Lincoln was elected in 1860, Kennedy in 1960. Both were deeply involved in the civil rights struggle. The names of each contain seven letters. The wife of each President lost a son when she was First Lady. Both Presidents were shot on a Friday. Both were shot in the head, from behind, and in the presence of their wives. Both presidential assassins were shot to death before they could be brought to trial. The names John Wilkes Booth and Lee Harvey Oswald each contain 15 letters. Lincoln and Kennedy were succeeded by Southerners named Johnson. Tennessee's Andrew Johnson, who followed Lincoln, was born in 1808; Texan Lyndon Johnson was born in 1908.
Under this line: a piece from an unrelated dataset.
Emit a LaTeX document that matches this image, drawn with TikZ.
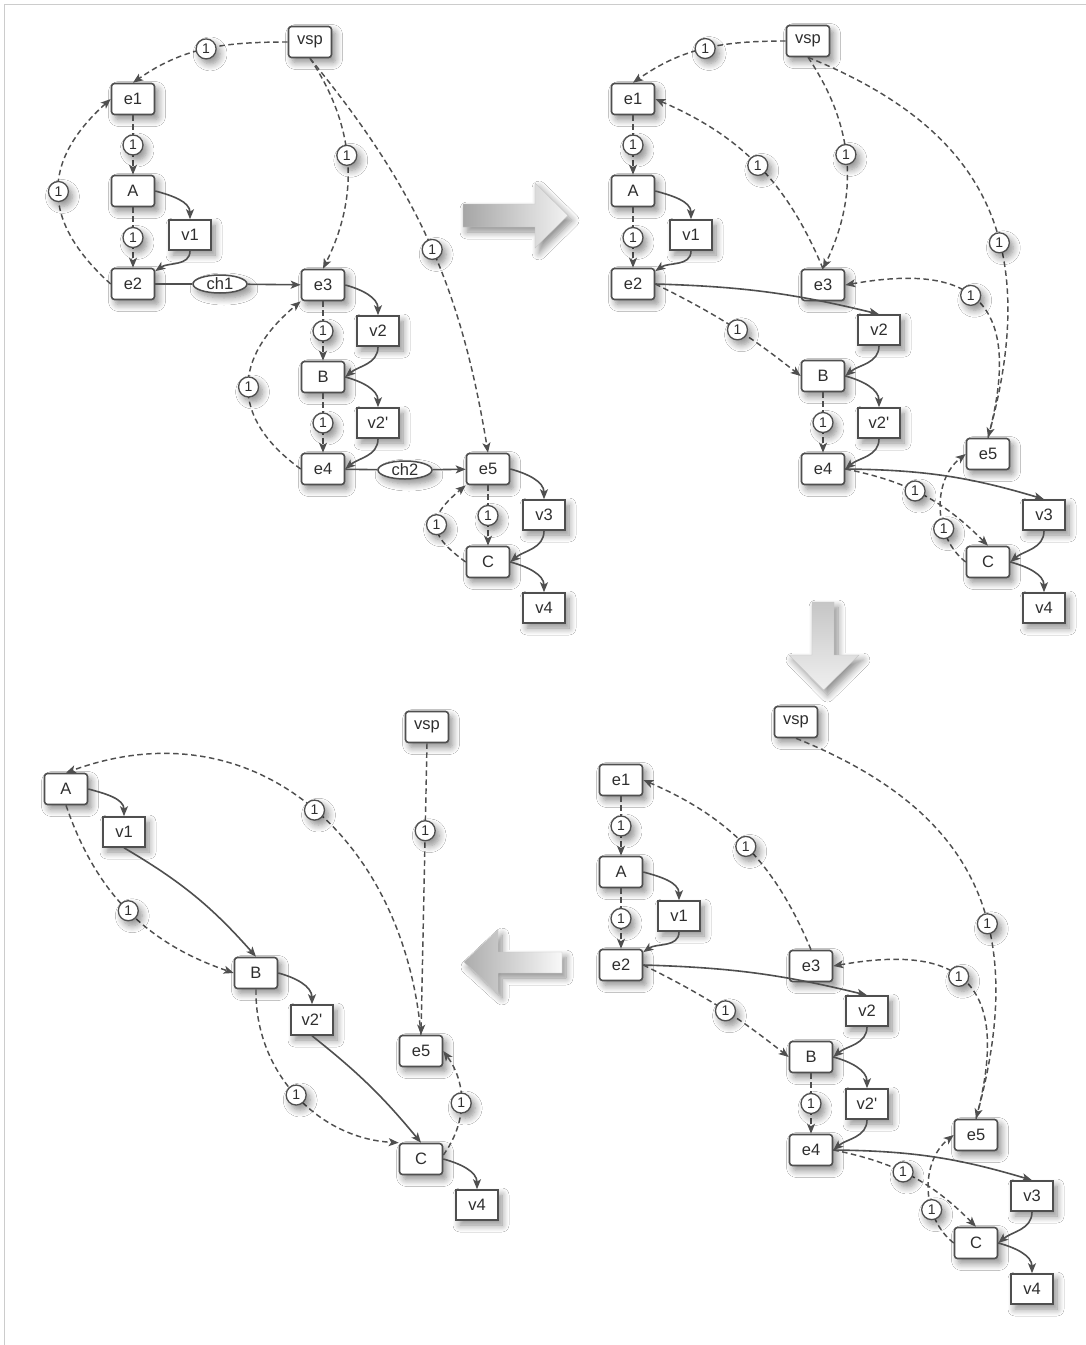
\documentclass[tikz,border=0pt]{standalone}
\usepackage{fontspec}
\setmainfont{Liberation Sans}
\usetikzlibrary{arrows.meta,shapes.geometric,shadows.blur}

\definecolor{ink}{HTML}{4F4F4F}
\definecolor{txt}{HTML}{2E2E2E}
\definecolor{rule}{HTML}{CCCCCC}

\tikzset{
  softshadow/.style={blur shadow={shadow xshift=4pt, shadow yshift=-5pt,
      shadow blur radius=7pt, shadow blur steps=8, shadow opacity=45}},
  ebox/.style={draw=ink, line width=1.6pt, rounded corners=3pt, fill=white, text=txt,
      minimum width=43pt, minimum height=31pt, inner sep=0pt, softshadow,
      font=\fontsize{16.5}{18}\selectfont},
  vbox/.style={ebox, rounded corners=0pt, minimum width=42pt, minimum height=30pt},
  chan/.style={ellipse, draw=ink, line width=1.5pt, fill=white, text=txt,
      minimum width=54pt, minimum height=18pt, inner sep=0pt, softshadow,
      font=\fontsize{16.5}{18}\selectfont},
  lbl/.style={circle, solid, draw=ink, line width=1.3pt, fill=white, text=txt,
      minimum size=20pt, inner sep=0pt, softshadow, font=\fontsize{14}{14}\selectfont},
  ln/.style={draw=ink, line width=1.6pt},
  flow/.style={ln, -{Stealth[length=10pt,width=8pt,inset=2.5pt]}},
  dep/.style={flow, line width=1.45pt, dash pattern=on 5.5pt off 3.5pt},
  bigarrow/.style={softshadow, draw=gray!45, line width=0.4pt},
}

% nodes and connectors shared by the two right-hand stages
\newcommand\corepanel{%
  \node[ebox] (vsp) at (808,-41) {vsp};
  \node[ebox] (e1) at (633,-99) {e1};
  \node[ebox] (A) at (633,-191) {A};
  \node[vbox] (v1) at (691,-235) {v1};
  \node[ebox] (e2) at (633,-284) {e2};
  \node[ebox] (e3) at (823,-285) {e3};
  \node[vbox] (v2) at (879,-330) {v2};
  \node[ebox] (B) at (823,-376) {B};
  \node[vbox] (v2p) at (879,-423) {v2\textquotesingle};
  \node[ebox] (e4) at (823,-469) {e4};
  \node[ebox] (e5) at (988,-454) {e5};
  \node[vbox] (v3) at (1044,-515) {v3};
  \node[ebox] (C) at (988,-562) {C};
  \node[vbox] (v4) at (1044,-608) {v4};
  \draw[dep] (e1) -- node[lbl]{1} (A);
  \draw[dep] (A) -- node[lbl]{1} (e2);
  \draw[flow] (A.east) to[out=-15,in=90] (v1.north);
  \draw[flow] (v1.south) to[out=-90,in=35] (e2.30);
  \draw[dep] (e3.north) to[bend right=22] node[lbl]{1} (e1.east);
  \draw[dep] (vsp.south) to[out=-22,in=75,looseness=1.2] node[lbl,pos=.6]{1} (e5.north);
  \draw[dep] (e5.north) to[out=75,in=10,out distance=150pt,in distance=120pt] node[lbl,pos=.53]{1} (e3.east);
  \draw[flow] (e2.east) to[bend left=6] (v2.north);
  \draw[dep] (e2.east) to[bend left=6] node[lbl,pos=.55]{1} (B.west);
  \draw[flow] (v2.south) to[out=-90,in=40] (B.east);
  \draw[flow] (B.east) to[out=-15,in=90] (v2p.north);
  \draw[dep] (B) -- node[lbl]{1} (e4);
  \draw[flow] (v2p.south) to[out=-90,in=40] (e4.east);
  \draw[flow] (e4.east) to[bend left=8] (v3.north);
  \draw[dep] (e4.east) to[bend left=17] node[lbl,pos=.44]{1} (C.north);
  \draw[dep] (C.west) to[bend left=52] node[lbl,pos=.33]{1} (e5.west);
  \draw[flow] (v3.south) to[out=-90,in=40] (C.east);
  \draw[flow] (C.east) to[out=-15,in=90] (v4.north);
}

\begin{document}
\begin{tikzpicture}[x=1pt,y=1pt]
\fill[white] (0,0) rectangle (1086,-1345);
\useasboundingbox (0,0) rectangle (1086,-1345);
\draw[rule, line width=1.5pt] (4.5,-1345) -- (4.5,-4.5) -- (1086,-4.5);

% ---------- stage 1 ----------
\begin{scope}[name prefix=p-]
  \node[ebox] (vsp) at (310,-42) {vsp};
  \node[ebox] (e1) at (133,-99) {e1};
  \node[ebox] (A) at (133,-191) {A};
  \node[vbox] (v1) at (190,-235) {v1};
  \node[ebox] (e2) at (133,-284) {e2};
  \node[chan] (ch1) at (220,-284) {ch1};
  \node[ebox] (e3) at (323,-285) {e3};
  \node[vbox] (v2) at (378,-331) {v2};
  \node[ebox] (B) at (323,-377) {B};
  \node[vbox] (v2p) at (378,-423) {v2\textquotesingle};
  \node[ebox] (e4) at (323,-469) {e4};
  \node[chan] (ch2) at (405,-470) {ch2};
  \node[ebox] (e5) at (488,-469) {e5};
  \node[vbox] (v3) at (544,-515) {v3};
  \node[ebox] (C) at (488,-562) {C};
  \node[vbox] (v4) at (544,-608) {v4};

  \draw[dep] (vsp.west) to[out=180,in=35] node[lbl]{1} (e1.north);
  \draw[dep] (e1) -- node[lbl]{1} (A);
  \draw[dep] (A) -- node[lbl]{1} (e2);
  \draw[dep] (e2.west) to[out=138,in=222,looseness=1.3] node[lbl]{1} (e1.west);
  \draw[flow] (A.east) to[out=-15,in=90] (v1.north);
  \draw[flow] (v1.south) to[out=-90,in=35] (e2.30);
  \draw[ln] (e2) -- (ch1);
  \draw[flow] (ch1) -- (e3);
  \draw[dep] (vsp.south) to[bend left=30] node[lbl,pos=.47]{1} (e3.north);
  \draw[dep] (vsp.south) to[bend left=15] node[lbl,pos=.52]{1} (e5.north);
  \draw[flow] (e3.east) to[out=-15,in=90] (v2.north);
  \draw[dep] (e3) -- node[lbl]{1} (B);
  \draw[flow] (v2.south) to[out=-90,in=40] (B.east);
  \draw[flow] (B.east) to[out=-15,in=90] (v2p.north);
  \draw[dep] (B) -- node[lbl]{1} (e4);
  \draw[flow] (v2p.south) to[out=-90,in=40] (e4.east);
  \draw[dep] (e4.west) to[out=144,in=220,looseness=1.35] node[lbl]{1} (e3.south west);
  \draw[ln] (e4) -- (ch2);
  \draw[flow] (ch2) -- (e5);
  \draw[flow] (e5.east) to[out=-15,in=90] (v3.north);
  \draw[dep] (e5) -- node[lbl]{1} (C);
  \draw[flow] (v3.south) to[out=-90,in=40] (C.east);
  \draw[dep] (C.west) to[out=144,in=220,looseness=1.65] node[lbl]{1} (e5.south west);
  \draw[flow] (C.east) to[out=-15,in=90] (v4.north);
\end{scope}

% ---------- stage 2 ----------
\begin{scope}[name prefix=q-]
  \corepanel
  \draw[dep] (vsp.west) to[out=180,in=35] node[lbl]{1} (e1.north);
  \draw[dep] (vsp.south) to[bend left=30] node[lbl,pos=.47]{1} (e3.north);
\end{scope}

% ---------- stage 3 ----------
\begin{scope}[name prefix=r-, shift={(-12,-681)}]
  \corepanel
\end{scope}

% ---------- stage 4 ----------
\begin{scope}[name prefix=s-]
  \node[ebox] (vsp) at (427,-727) {vsp};
  \node[ebox] (A) at (66,-789) {A};
  \node[vbox] (v1) at (124,-832) {v1};
  \node[ebox] (B) at (256,-973) {B};
  \node[vbox] (v2p) at (312,-1020) {v2\textquotesingle};
  \node[ebox] (e5) at (421,-1051) {e5};
  \node[ebox] (C) at (421,-1159) {C};
  \node[vbox] (v4) at (477,-1205) {v4};

  \draw[dep] (vsp.south) -- node[lbl,pos=.3]{1} (e5.north);
  \draw[dep] (e5.north) to[out=95,in=20,looseness=1.15] node[lbl,pos=.48]{1} (A.north);
  \draw[flow] (A.east) to[out=-15,in=90] (v1.north);
  \draw[flow] (v1.south) to[bend left=9] (B.north);
  \draw[dep] (A.south) to[bend right=26] node[lbl]{1} (B.west);
  \draw[flow] (B.east) to[out=-15,in=90] (v2p.north);
  \draw[flow] (v2p.south) to[bend left=6] (C.north);
  \draw[dep] (B.south) to[bend right=44] node[lbl]{1} (C.north west);
  \draw[dep] (C.10) to[bend right=36] node[lbl]{1} (e5.east);
  \draw[flow] (C.east) to[out=-15,in=90] (v4.north);
\end{scope}

% ---------- transition arrows ----------
\path[bigarrow, left color=gray!70, right color=gray!10]
  (463,-204) -- (535,-204) -- (535,-183) -- (568,-215.5) -- (535,-248)
  -- (535,-227) -- (463,-227) -- cycle;
\path[bigarrow, top color=gray!45, bottom color=gray!12]
  (812,-602) -- (834,-602) -- (834,-655) -- (859,-655) -- (823.5,-690)
  -- (789,-655) -- (812,-655) -- cycle;
\path[bigarrow, left color=gray!65, right color=gray!5]
  (464,-962) -- (498,-930) -- (498,-952) -- (562,-952) -- (562,-973)
  -- (498,-973) -- (498,-993) -- cycle;
\end{tikzpicture}
\end{document}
As these coincidences have been circulated, the facts have been embellished more than a little to fit. Many of the lists have it that Booth was born in 1839 and Oswald in 1939. Booth, in fact, was born in 1838. Some accounts point out that Lee Oswald shot Kennedy from a warehouse and ran to a theater, while Booth shot Lincoln in a theater and ran to a warehouse. But Booth's refuge, where he was killed twelve days after shooting Lincoln, was in fact a tobacco-curing barn. Beyond this the twists have gotten ridiculous. It has been noted that Kennedy was shot while riding in a Lincoln made by Ford. Lincoln of course was shot in Ford's Theater. In the end there is one fillip that has caused some political eyebrows to swivel: Andrew Johnson, after he filled out the remainder of Lincoln's second term, was followed in the White House by a Republican whose last name began with G.